Arthur T Knackerbracket has found the following story:
Following a seven-year journey to Saturn, the NASA/ESA/ASI Cassini orbiter delivered Europe's Huygens probe to the surface of Saturn's mysterious moon Titan in January 2005, just a few months after becoming the first spacecraft to enter orbit around the giant gas planet.
Since then, Cassini and Huygens have returned a wealth of information on the Saturnian system to the global scientific community, helping us understand the massive planet, its multiple moons and its hauntingly beautiful system of rings.
Starting later this year, the mission will begin its final phase (see Cassini's Grand Finale ) and ESA's superbly sensitive deep-space tracking stations will be called in to help gather crucial radio science data.
[...] "We had to upgrade some software at ESOC, as we discovered that one file used for pointing the antenna did not have enough digits to encode the full distance to Cassini, but the test worked and demonstrated we can catch Cassini's transmissions."

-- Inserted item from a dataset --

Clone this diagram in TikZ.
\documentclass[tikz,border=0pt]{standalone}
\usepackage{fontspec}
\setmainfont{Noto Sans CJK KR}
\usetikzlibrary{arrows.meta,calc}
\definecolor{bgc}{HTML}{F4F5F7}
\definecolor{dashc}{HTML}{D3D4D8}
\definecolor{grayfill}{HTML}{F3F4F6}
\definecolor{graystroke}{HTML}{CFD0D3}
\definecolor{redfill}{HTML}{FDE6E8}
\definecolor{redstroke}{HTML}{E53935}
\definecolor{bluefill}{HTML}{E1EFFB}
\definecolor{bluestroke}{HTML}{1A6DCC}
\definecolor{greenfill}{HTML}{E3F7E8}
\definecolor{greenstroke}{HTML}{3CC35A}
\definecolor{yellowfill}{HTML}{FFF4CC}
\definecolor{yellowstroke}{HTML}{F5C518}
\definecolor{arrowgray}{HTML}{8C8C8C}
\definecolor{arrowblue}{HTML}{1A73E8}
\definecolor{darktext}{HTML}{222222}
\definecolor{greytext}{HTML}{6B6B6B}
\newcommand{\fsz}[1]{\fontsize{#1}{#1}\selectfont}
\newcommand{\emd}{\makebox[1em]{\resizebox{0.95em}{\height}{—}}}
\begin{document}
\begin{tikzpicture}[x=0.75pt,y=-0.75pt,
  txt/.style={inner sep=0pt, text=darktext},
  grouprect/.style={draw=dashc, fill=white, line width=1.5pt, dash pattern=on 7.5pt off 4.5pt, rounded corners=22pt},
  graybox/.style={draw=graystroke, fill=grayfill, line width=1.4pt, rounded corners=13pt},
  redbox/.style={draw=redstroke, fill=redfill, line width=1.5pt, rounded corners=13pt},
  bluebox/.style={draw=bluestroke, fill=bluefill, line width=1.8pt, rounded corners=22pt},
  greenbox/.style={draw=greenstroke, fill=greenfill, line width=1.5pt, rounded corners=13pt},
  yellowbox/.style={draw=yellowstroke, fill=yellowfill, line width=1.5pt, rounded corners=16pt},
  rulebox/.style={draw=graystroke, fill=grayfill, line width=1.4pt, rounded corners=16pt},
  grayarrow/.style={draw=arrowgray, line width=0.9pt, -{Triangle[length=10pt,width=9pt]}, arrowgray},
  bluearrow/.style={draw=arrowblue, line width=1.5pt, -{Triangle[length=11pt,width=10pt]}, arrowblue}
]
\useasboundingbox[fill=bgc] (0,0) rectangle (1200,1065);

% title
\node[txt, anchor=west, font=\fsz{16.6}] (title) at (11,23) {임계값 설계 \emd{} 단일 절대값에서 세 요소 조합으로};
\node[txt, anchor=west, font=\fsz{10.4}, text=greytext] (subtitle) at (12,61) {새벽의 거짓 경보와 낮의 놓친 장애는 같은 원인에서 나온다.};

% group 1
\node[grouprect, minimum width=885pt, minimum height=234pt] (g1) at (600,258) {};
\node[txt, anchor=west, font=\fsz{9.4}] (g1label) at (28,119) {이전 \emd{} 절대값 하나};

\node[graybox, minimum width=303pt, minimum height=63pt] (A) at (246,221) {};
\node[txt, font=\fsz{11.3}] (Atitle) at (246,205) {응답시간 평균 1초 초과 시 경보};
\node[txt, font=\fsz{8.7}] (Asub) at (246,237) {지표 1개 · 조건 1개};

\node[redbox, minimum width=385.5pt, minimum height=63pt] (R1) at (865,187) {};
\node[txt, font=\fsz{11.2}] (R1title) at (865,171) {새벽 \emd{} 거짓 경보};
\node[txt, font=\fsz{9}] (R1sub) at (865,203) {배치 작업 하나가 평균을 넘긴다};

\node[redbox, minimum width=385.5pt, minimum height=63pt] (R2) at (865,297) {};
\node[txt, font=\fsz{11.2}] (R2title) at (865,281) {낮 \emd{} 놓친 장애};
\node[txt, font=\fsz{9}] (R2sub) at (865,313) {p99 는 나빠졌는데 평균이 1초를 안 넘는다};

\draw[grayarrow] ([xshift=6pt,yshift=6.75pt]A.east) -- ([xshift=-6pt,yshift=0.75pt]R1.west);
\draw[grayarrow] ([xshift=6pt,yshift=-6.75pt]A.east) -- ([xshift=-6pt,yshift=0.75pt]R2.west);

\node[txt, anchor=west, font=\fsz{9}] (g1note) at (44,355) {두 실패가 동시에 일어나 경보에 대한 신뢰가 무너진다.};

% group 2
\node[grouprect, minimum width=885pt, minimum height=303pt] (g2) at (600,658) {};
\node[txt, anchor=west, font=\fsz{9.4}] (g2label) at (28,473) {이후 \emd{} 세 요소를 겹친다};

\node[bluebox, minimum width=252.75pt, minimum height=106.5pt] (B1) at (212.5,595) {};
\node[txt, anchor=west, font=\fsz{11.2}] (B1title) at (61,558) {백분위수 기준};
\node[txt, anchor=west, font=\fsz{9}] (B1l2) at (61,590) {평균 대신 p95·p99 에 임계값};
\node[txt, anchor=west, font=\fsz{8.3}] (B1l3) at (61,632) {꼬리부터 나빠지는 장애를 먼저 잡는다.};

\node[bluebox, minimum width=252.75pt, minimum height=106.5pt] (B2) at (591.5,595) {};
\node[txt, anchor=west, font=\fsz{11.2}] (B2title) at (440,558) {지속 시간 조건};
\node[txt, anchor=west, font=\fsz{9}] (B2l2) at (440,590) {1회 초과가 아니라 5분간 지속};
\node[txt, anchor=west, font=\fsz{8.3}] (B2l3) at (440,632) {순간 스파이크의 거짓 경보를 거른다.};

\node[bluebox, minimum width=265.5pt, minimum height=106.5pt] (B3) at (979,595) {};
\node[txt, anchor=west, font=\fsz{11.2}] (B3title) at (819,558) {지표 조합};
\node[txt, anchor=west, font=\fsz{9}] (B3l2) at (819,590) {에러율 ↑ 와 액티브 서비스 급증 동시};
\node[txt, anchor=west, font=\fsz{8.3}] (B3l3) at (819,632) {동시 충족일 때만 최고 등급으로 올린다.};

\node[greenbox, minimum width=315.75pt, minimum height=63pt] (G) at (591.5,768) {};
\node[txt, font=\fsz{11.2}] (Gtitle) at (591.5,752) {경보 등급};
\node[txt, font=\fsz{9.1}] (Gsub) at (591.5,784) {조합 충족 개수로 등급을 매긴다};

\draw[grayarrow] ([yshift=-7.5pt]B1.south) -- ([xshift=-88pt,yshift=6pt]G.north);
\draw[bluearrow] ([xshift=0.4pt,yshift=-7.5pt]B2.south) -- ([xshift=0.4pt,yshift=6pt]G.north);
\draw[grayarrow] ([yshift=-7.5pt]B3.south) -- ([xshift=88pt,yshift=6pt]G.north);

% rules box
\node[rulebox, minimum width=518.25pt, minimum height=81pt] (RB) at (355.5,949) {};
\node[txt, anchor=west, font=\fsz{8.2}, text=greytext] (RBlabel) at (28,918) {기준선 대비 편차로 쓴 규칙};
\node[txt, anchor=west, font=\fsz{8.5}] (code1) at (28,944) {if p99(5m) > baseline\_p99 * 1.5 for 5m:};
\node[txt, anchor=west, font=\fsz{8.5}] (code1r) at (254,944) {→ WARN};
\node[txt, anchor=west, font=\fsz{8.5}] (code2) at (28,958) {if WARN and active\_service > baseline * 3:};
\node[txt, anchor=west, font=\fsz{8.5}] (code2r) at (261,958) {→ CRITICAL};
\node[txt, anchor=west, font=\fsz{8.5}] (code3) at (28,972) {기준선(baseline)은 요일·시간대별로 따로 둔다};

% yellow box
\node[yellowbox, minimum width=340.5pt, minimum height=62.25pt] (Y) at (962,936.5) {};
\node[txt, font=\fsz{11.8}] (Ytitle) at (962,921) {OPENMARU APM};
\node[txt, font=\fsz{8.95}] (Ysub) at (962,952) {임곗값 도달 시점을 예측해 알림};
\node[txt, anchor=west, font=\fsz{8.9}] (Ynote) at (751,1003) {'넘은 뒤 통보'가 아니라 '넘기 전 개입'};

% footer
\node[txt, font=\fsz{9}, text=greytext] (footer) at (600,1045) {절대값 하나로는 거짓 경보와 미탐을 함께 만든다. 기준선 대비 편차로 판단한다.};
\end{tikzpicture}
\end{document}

[...] Starting in December and running into July 2017, Cassini will conduct a daring series of orbits in which the spacecraft will repeatedly climb high above Saturn's poles, initially passing just outside its narrow F ring, and then later diving between the uppermost atmosphere and the innermost ring.
(Score: 2) by bob_super on Monday August 22 2016, @06:48PM
How much would it cost to point every single deep-space antenna that way, just long enough to make sure that we get all the data even if there are last-minute issues?